There are maybe a dozen fishmongers down at the Rialto market; Francesco (that's him in the picture above) trusts only two. His clientele, regardless of passport, is Venetian (or enterprising enough to have a Venetian make a reservation). They don't scorn tourists, far from it, they just don't eat dinner with them. The sign on the door is quite clear. "We really don't know to make pizza and we're too stupid to learn."

And here's Marco in the launch, which he pilots like Luke Skywalker flying his starfighter through the narrow canals, occasionaly calling out "Oh-AY" on the blind corners.

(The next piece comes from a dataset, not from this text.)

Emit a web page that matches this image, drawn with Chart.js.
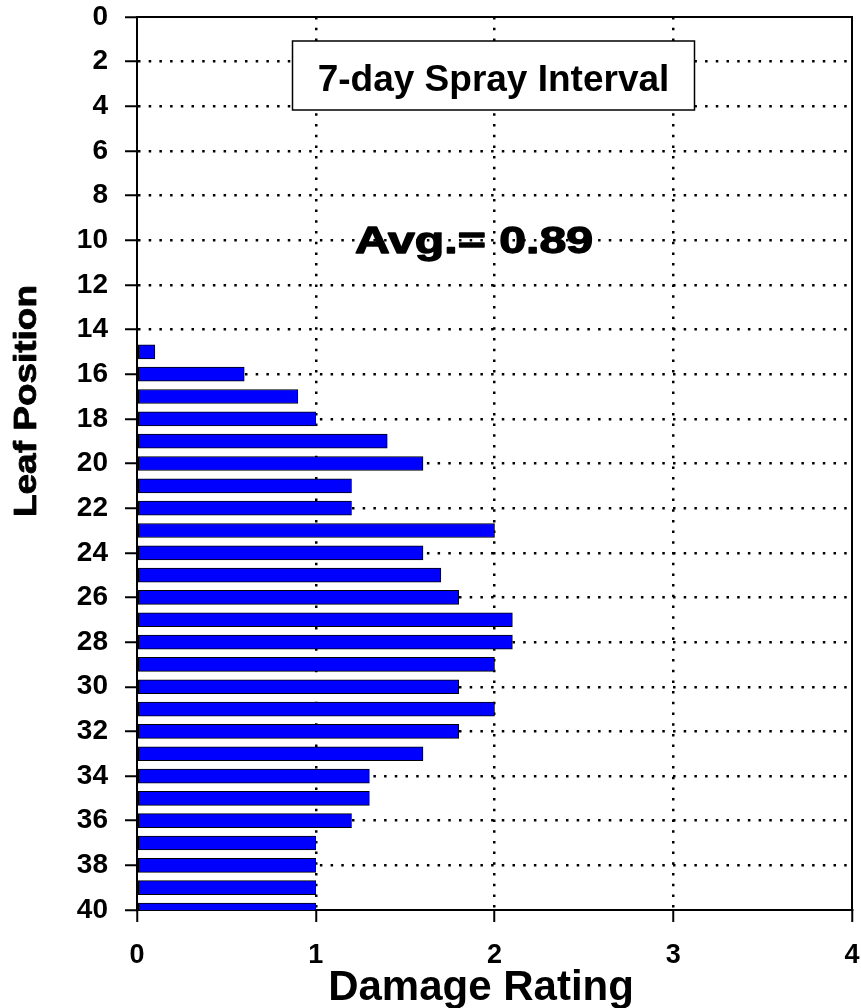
<!DOCTYPE html>
<html>
<head>
<meta charset="utf-8">
<script src="https://cdn.jsdelivr.net/npm/chart.js@4/dist/chart.umd.min.js"></script>
<style>
html,body{margin:0;padding:0;background:#fff;}
#wrap{width:861px;height:1008px;position:relative;}
</style>
</head>
<body>
<div id="wrap"><canvas id="c" width="861" height="1008"></canvas></div>
<script>
// ---- data ----
const leafPositions = [15,16,17,18,19,20,21,22,23,24,25,26,27,28,29,30,31,32,33,34,35,36,37,38,39,40];
const damageRatings = [0.1,0.6,0.9,1.0,1.4,1.6,1.2,1.2,2.0,1.6,1.7,1.8,2.1,2.1,2.0,1.8,2.0,1.8,1.6,1.3,1.3,1.2,1.0,1.0,1.0,1.0];
const xTickValues = [0,1,2,3,4];
const yTickValues = [0,2,4,6,8,10,12,14,16,18,20,22,24,26,28,30,32,34,36,38,40];
const boxTitle = '7-day Spray Interval';
const avgLabel = 'Avg.= 0.89';
const xTitle = 'Damage Rating';
const yTitle = 'Leaf Position';

const FONT = '"Liberation Sans", Arial, Helvetica, sans-serif';

function drawStretched(ctx, text, cx, baseY, font, targetW, strokeW) {
  ctx.save();
  ctx.font = font + ' ' + FONT;
  const w = ctx.measureText(text).width;
  const s = targetW / w;
  ctx.translate(cx, baseY);
  ctx.scale(s, 1);
  ctx.textAlign = 'center';
  ctx.textBaseline = 'alphabetic';
  ctx.fillStyle = '#000';
  ctx.fillText(text, 0, 0);
  if (strokeW) {
    ctx.strokeStyle = '#000';
    ctx.lineWidth = strokeW;
    ctx.lineJoin = 'round';
    ctx.strokeText(text, 0, 0);
  }
  ctx.restore();
}

const annotations = {
  id: 'annotations',
  afterDraw(chart) {
    const ctx = chart.ctx;
    const a = chart.chartArea;
    ctx.save();
    // frame (top and right)
    ctx.strokeStyle = '#000';
    ctx.lineWidth = 2;
    ctx.beginPath();
    ctx.moveTo(a.left - 1, a.top);
    ctx.lineTo(a.right, a.top);
    ctx.lineTo(a.right, a.bottom);
    ctx.stroke();
    // title box
    ctx.fillStyle = '#fff';
    ctx.fillRect(292, 41, 403, 69);
    ctx.lineWidth = 1.5;
    ctx.strokeRect(292.5, 41, 402, 69);
    ctx.fillStyle = '#000';
    ctx.font = 'bold 37px ' + FONT;
    ctx.textAlign = 'center';
    ctx.textBaseline = 'alphabetic';
    ctx.fillText(boxTitle, 493.5, 91);
    // average label
    drawStretched(ctx, avgLabel, 474, 253, 'bold 37px', 238, 1.3);
    // x axis title
    ctx.font = 'bold 42px ' + FONT;
    ctx.fillText(xTitle, 481, 1000);
    // y axis title
    ctx.translate(36, 401);
    ctx.rotate(-Math.PI / 2);
    drawStretched(ctx, yTitle, 0, 0, 'bold 31px', 232, 0.8);
    ctx.restore();
  }
};

const edge = (vals) => (c) => (c.tick && (c.tick.value === vals[0] || c.tick.value === vals[1])) ? 'rgba(0,0,0,0)' : '#000';

new Chart(document.getElementById('c'), {
  type: 'bar',
  data: {
    datasets: [{
      data: leafPositions.map((p, i) => ({ x: damageRatings[i], y: p })),
      backgroundColor: '#0000FF',
      borderColor: '#000',
      borderWidth: 1,
      borderSkipped: false,
      barThickness: 14,
      clip: 0
    }]
  },
  options: {
    indexAxis: 'y',
    responsive: false,
    animation: false,
    devicePixelRatio: 1,
    layout: { padding: { top: 17, right: 9, bottom: 0, left: 0 } },
    plugins: { legend: { display: false }, tooltip: { enabled: false }, title: { display: false } },
    scales: {
      x: {
        type: 'linear',
        position: 'bottom',
        min: 0, max: 4,
        offset: false,
        afterBuildTicks: s => { s.ticks = xTickValues.map(v => ({ value: v })); },
        afterFit: s => { s.height = 98; s.paddingLeft = 0; s.paddingRight = 0; },
        ticks: { color: '#000', font: { family: FONT, size: 27, weight: 'bold' }, padding: 17, maxRotation: 0 },
        grid: { offset: false, color: edge([0, 4]), lineWidth: 2.5, tickColor: '#000', tickWidth: 2, tickLength: 12 },
        border: { display: true, color: '#000', width: 2, dash: [2.5, 8.2] },
        title: { display: false }
      },
      y: {
        type: 'linear',
        position: 'left',
        min: 0, max: 40,
        reverse: true,
        offset: false,
        afterBuildTicks: s => { s.ticks = yTickValues.map(v => ({ value: v })); },
        afterFit: s => { s.width = 137; s.paddingTop = 0; s.paddingBottom = 0; },
        ticks: { color: '#000', font: { family: FONT, size: 28, weight: 'bold' }, padding: 17 },
        grid: { offset: false, color: edge([0, 40]), lineWidth: 2.5, tickColor: '#000', tickWidth: 2, tickLength: 12 },
        border: { display: true, color: '#000', width: 2, dash: [2.5, 8.2] },
        title: { display: false }
      }
    }
  },
  plugins: [annotations]
});
</script>
</body>
</html>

Want to find this magic spot? Here's how, according to Carampane's website:

"From the Campo San Polo, take Sottoportago De La Madoneta at the rear of campo (on the right side coming from Chiesa). Turn left at Building #1414- Enter Calle dei Cavalli. Cross Ponte Furatola and take Sottoportago de la Furatola. There will be a small canal on your right. Before you get to the next bridge, turn left onto Calle del Tamossi. You will pass a house with a large courtyard. Then go right onto Ramo del Tamosi. Make a left onto Rio Tera de la Carampane - the restaurant is about one block on the right."

Or you could see if Marco is available and zigzag your way in by water.

Antiche Carampane, San Polo 1911 (Rio Tera delle Carampane), Venice. (39) 041.524.0165

Jamar: Cave-Aged Cheese, No Elevators


 Cheese maker Dario Zidaric and a plate of his cheeses. The Jamar is in the foreground.

TRIESTE, Italy--This corner of the world, where the Adriatic meets the Alps, where Italy meets Slovenia and Croatia, is full of sink-holes and limestone caves. It was also the first flashpoint of the Cold War, before the borders melted into the European Union.

On the surface, though, you see only the gray rock called karst, and you admire the perseverance of the families who plant grape vines and olive trees here. The whites include picolit, malvasia and vitovska; the red varieties go beyond cabernet sauvignon and cabernet franc to include refosco, schiopettino, and terrano. (Go ahead, tell me you've tried vitovska!)

My visit here was sponsored by the Collio Carso wine consortium, but I was so taken with the cheese at Josko Sirk's La Subida the other night that we had to make a non-wine stop. It was at Dario Zidaric's farm and vineyard a few miles outside of Trieste, capital of the Friuli Venezia Giula region.

Dario is a big guy, a giant. Patient, kind, and unafraid of hard work. The perfect disposition, I'd say, for a farmer, or, for that matter, for a cheese-maker whose flagship product requires aging deep underground in a cave you have to actually descend into using serious climbing gear.

 His 90 cows give only half the milk of an industrial farm: 700 liters a day of unpasteurized organic milk (which translates to about 70 kg, 150 lbs, of cheese). He makes eight or nine different styles of cheese. The "simple" ones, like Montasio and caciotti bianchi, go to local shops via a network of cheesemongers. The more complex, like an aged caciotta covered with an indigenous herbs such as the thyme-like santoreggia, are destined for high-level restaurants across northern Italy and Austria.

And then there's the Jamar, a cheese that spends four months ripening in a very damp, very dark cave 250 feet underground. You don't walk in, you don't ride in, you drop down, in full spelunking gear. (By coincidence, I think, there's a cave-climbing device manufactured in Switzerland called Jumar.) Dario does this once a week, taking 100 fresh, 10-lb cheeses with him and bringing a similar number of aged cheeses back up from their makeshift shelving. The ripened Jamar has a remarkably rich, nutty flavor that resembles a cave-aged Gruyère from Switzerland or a mature Comté from the Massif Central of France, earthy and truffle-scented. Once the mold is brushed off, it will sell for 25 euros a kilo, about $17 per pound.

Dario owns the cave outright. It's on (inside?) a piece of land a mile or so from his farm, but no, I didn't go down.